-------- Data lines

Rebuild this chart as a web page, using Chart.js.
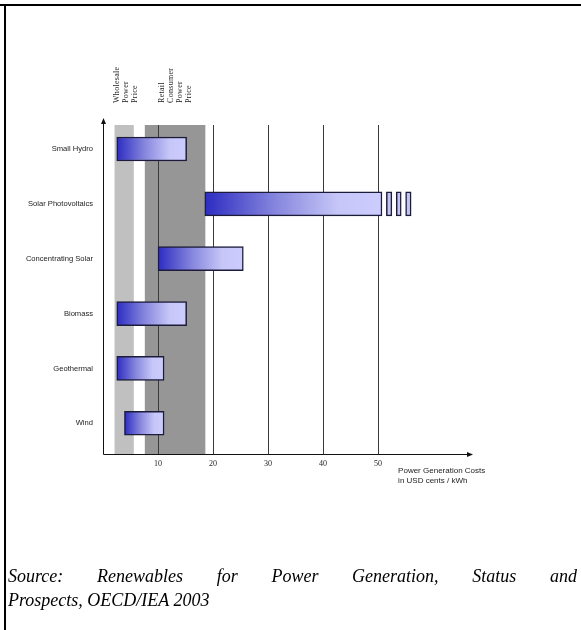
<!DOCTYPE html>
<html>
<head>
<meta charset="utf-8">
<script src="https://cdn.jsdelivr.net/npm/chart.js@4/dist/chart.umd.min.js"></script>
<style>
  html, body { margin: 0; padding: 0; background: #fff; }
  #wrap { position: relative; width: 581px; height: 630px; overflow: hidden; background: #fff; }
  #c { position: absolute; left: 0; top: 0; }
  .rule-top { position: absolute; left: 0; top: 4px; width: 581px; height: 2px; background: #000; }
  .rule-left { position: absolute; left: 4px; top: 4px; width: 2px; height: 626px; background: #000; }
  .src { position: absolute; left: 8px; width: 569px; font: italic 18px "Liberation Serif", "Times New Roman", serif;
         line-height: 24px; color: #000; white-space: nowrap; }
  .src.first { top: 564px; text-align: justify; text-align-last: justify; white-space: normal; }
  .src.second { top: 588px; text-align: left; }
</style>
</head>
<body>
<div id="wrap">
  <canvas id="c" width="581" height="630"></canvas>
  <div class="rule-top"></div>
  <div class="rule-left"></div>
  <div class="src first">Source: Renewables for Power Generation, Status and</div>
  <div class="src second">Prospects, OECD/IEA 2003</div>
</div>
<script>
// Generation cost ranges, US cents per kWh
const categories = ['Small Hydro', 'Solar Photovoltaics', 'Concentrating Solar', 'Biomass', 'Geothermal', 'Wind'];
const costLow  = [2.5, 18.5, 10.0, 2.5, 2.5, 3.9];
const costHigh = [15.2, 50.7, 25.5, 15.2, 11.1, 11.1];
// Break marks showing the PV range runs past the scale
const pvBreakMarks = [[51.5, 52.5], [53.3, 54.2], [55.0, 56.0]];
// Reference price bands
const wholesaleRange = [2.1, 5.6];
const retailRange = [7.6, 18.6];
const xTicks = [10, 20, 30, 40, 50];
const wholesaleLabel = ['Wholesale', 'Power', 'Price'];
const retailLabel = ['Retail', 'Consumer', 'Power', 'Price'];
const axisTitle = ['Power Generation Costs', 'in USD cents / kWh'];

const SANS = '"Liberation Sans", Arial, sans-serif';
const SERIF = '"Liberation Serif", "Times New Roman", serif';
const BAR_EDGE = '#1c1c3a';

function barGradient(ctx) {
  const chart = ctx.chart;
  const xs = chart.scales && chart.scales.x;
  if (!xs || !chart.chartArea || !ctx.raw) return '#8c8ce0';
  const x0 = xs.getPixelForValue(ctx.raw.x[0]);
  const x1 = xs.getPixelForValue(ctx.raw.x[1]);
  if (!isFinite(x0) || !isFinite(x1) || x1 <= x0) return '#8c8ce0';
  const g = chart.ctx.createLinearGradient(x0, 0, x1, 0);
  g.addColorStop(0, '#2c2cc2');
  g.addColorStop(0.4, '#8686de');
  g.addColorStop(0.75, '#c6c6f8');
  g.addColorStop(1, '#ccccff');
  return g;
}

const datasets = [{
  data: categories.map((c, i) => ({ x: [costLow[i], costHigh[i]], y: i })),
  backgroundColor: barGradient,
  borderColor: BAR_EDGE,
  borderWidth: 1.5,
  borderSkipped: false,
  barThickness: 24,
  grouped: false
}];
const pvIndex = categories.indexOf('Solar Photovoltaics');
pvBreakMarks.forEach(r => datasets.push({
  data: [{ x: r, y: pvIndex }],
  backgroundColor: '#c4c4f4',
  borderColor: BAR_EDGE,
  borderWidth: 1.5,
  borderSkipped: false,
  barThickness: 24,
  grouped: false
}));

function drawVerticalLabel(ctx, lines, xCenter, yStart) {
  const step = 9;
  const first = xCenter - step * (lines.length - 1) / 2;
  ctx.save();
  ctx.font = '8px ' + SERIF;
  if ('letterSpacing' in ctx) ctx.letterSpacing = '0.3px';
  ctx.fillStyle = '#222';
  ctx.textAlign = 'left';
  ctx.textBaseline = 'middle';
  lines.forEach((t, k) => {
    ctx.save();
    ctx.translate(first + k * step, yStart);
    ctx.rotate(-Math.PI / 2);
    ctx.fillText(t, 0, 0);
    ctx.restore();
  });
  ctx.restore();
}

const decor = {
  id: 'decor',
  beforeDraw(chart) {
    const { ctx, chartArea: a, scales: { x } } = chart;
    ctx.save();
    const w0 = x.getPixelForValue(wholesaleRange[0]), w1 = x.getPixelForValue(wholesaleRange[1]);
    const r0 = x.getPixelForValue(retailRange[0]), r1 = x.getPixelForValue(retailRange[1]);
    ctx.fillStyle = '#c0c0c0';
    ctx.fillRect(w0, a.top, w1 - w0, a.bottom - a.top);
    ctx.fillStyle = '#969696';
    ctx.fillRect(r0, a.top, r1 - r0, a.bottom - a.top);
    ctx.restore();
    drawVerticalLabel(ctx, wholesaleLabel, (w0 + w1) / 2 + 2, 103);
    drawVerticalLabel(ctx, retailLabel, (r0 + r1) / 2, 103);
  },
  afterDraw(chart) {
    const { ctx, chartArea: a } = chart;
    const ax = Math.round(a.left) + 0.5;
    const ay = Math.round(a.bottom) + 0.5;
    ctx.save();
    ctx.strokeStyle = '#111';
    ctx.fillStyle = '#111';
    ctx.lineWidth = 1;
    // vertical axis with arrow
    ctx.beginPath();
    ctx.moveTo(ax, ay);
    ctx.lineTo(ax, a.top - 3);
    ctx.stroke();
    ctx.beginPath();
    ctx.moveTo(ax, a.top - 7);
    ctx.lineTo(ax - 2.5, a.top - 1);
    ctx.lineTo(ax + 2.5, a.top - 1);
    ctx.closePath();
    ctx.fill();
    // horizontal axis with arrow
    ctx.beginPath();
    ctx.moveTo(ax, ay);
    ctx.lineTo(a.right - 2, ay);
    ctx.stroke();
    ctx.beginPath();
    ctx.moveTo(a.right + 3, ay);
    ctx.lineTo(a.right - 3, ay - 2.5);
    ctx.lineTo(a.right - 3, ay + 2.5);
    ctx.closePath();
    ctx.fill();
    // axis title
    ctx.font = '8px ' + SANS;
    ctx.textAlign = 'left';
    ctx.textBaseline = 'middle';
    ctx.fillStyle = '#222';
    const tx = chart.scales.x.getPixelForValue(xTicks[xTicks.length - 1]) + 20;
    axisTitle.forEach((t, k) => ctx.fillText(t, tx, a.bottom + 17 + k * 10));
    ctx.restore();
  }
};

new Chart(document.getElementById('c'), {
  type: 'bar',
  data: { datasets },
  plugins: [decor],
  options: {
    indexAxis: 'y',
    responsive: false,
    animation: false,
    events: [],
    layout: { padding: { left: 0, top: 125, right: 111, bottom: 136 } },
    plugins: { legend: { display: false }, tooltip: { enabled: false } },
    scales: {
      x: {
        type: 'linear', position: 'bottom', min: 0, max: 66.7,
        afterBuildTicks: s => { s.ticks = xTicks.map(v => ({ value: v })); },
        afterFit: s => { s.height = 40; },
        grid: { color: '#3a3a3a', lineWidth: 1, drawTicks: false },
        border: { display: false },
        ticks: { font: { family: SERIF, size: 8 }, color: '#222', padding: 5, maxRotation: 0, autoSkip: false }
      },
      y: {
        type: 'linear', position: 'left', reverse: true, offset: false, min: -0.437, max: 5.56,
        afterBuildTicks: s => { s.ticks = categories.map((c, i) => ({ value: i })); },
        afterFit: s => { s.width = 103; },
        grid: { display: false, drawTicks: false, offset: false },
        border: { display: false },
        ticks: { font: { family: SANS, size: 7.6 }, color: '#222', padding: 10, autoSkip: false,
                 callback: v => categories[v] }
      }
    }
  }
});
</script>
</body>
</html>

----------------

Exactly as written, please give again the lines from the beginning of the listing through the line containing "const BAR_EDGE = '#1c1c3a';", inclusive, without any pictures.

Rebuild this chart as a web page, using Chart.js.
<!DOCTYPE html>
<html>
<head>
<meta charset="utf-8">
<script src="https://cdn.jsdelivr.net/npm/chart.js@4/dist/chart.umd.min.js"></script>
<style>
  html, body { margin: 0; padding: 0; background: #fff; }
  #wrap { position: relative; width: 581px; height: 630px; overflow: hidden; background: #fff; }
  #c { position: absolute; left: 0; top: 0; }
  .rule-top { position: absolute; left: 0; top: 4px; width: 581px; height: 2px; background: #000; }
  .rule-left { position: absolute; left: 4px; top: 4px; width: 2px; height: 626px; background: #000; }
  .src { position: absolute; left: 8px; width: 569px; font: italic 18px "Liberation Serif", "Times New Roman", serif;
         line-height: 24px; color: #000; white-space: nowrap; }
  .src.first { top: 564px; text-align: justify; text-align-last: justify; white-space: normal; }
  .src.second { top: 588px; text-align: left; }
</style>
</head>
<body>
<div id="wrap">
  <canvas id="c" width="581" height="630"></canvas>
  <div class="rule-top"></div>
  <div class="rule-left"></div>
  <div class="src first">Source: Renewables for Power Generation, Status and</div>
  <div class="src second">Prospects, OECD/IEA 2003</div>
</div>
<script>
// Generation cost ranges, US cents per kWh
const categories = ['Small Hydro', 'Solar Photovoltaics', 'Concentrating Solar', 'Biomass', 'Geothermal', 'Wind'];
const costLow  = [2.5, 18.5, 10.0, 2.5, 2.5, 3.9];
const costHigh = [15.2, 50.7, 25.5, 15.2, 11.1, 11.1];
// Break marks showing the PV range runs past the scale
const pvBreakMarks = [[51.5, 52.5], [53.3, 54.2], [55.0, 56.0]];
// Reference price bands
const wholesaleRange = [2.1, 5.6];
const retailRange = [7.6, 18.6];
const xTicks = [10, 20, 30, 40, 50];
const wholesaleLabel = ['Wholesale', 'Power', 'Price'];
const retailLabel = ['Retail', 'Consumer', 'Power', 'Price'];
const axisTitle = ['Power Generation Costs', 'in USD cents / kWh'];

const SANS = '"Liberation Sans", Arial, sans-serif';
const SERIF = '"Liberation Serif", "Times New Roman", serif';
const BAR_EDGE = '#1c1c3a';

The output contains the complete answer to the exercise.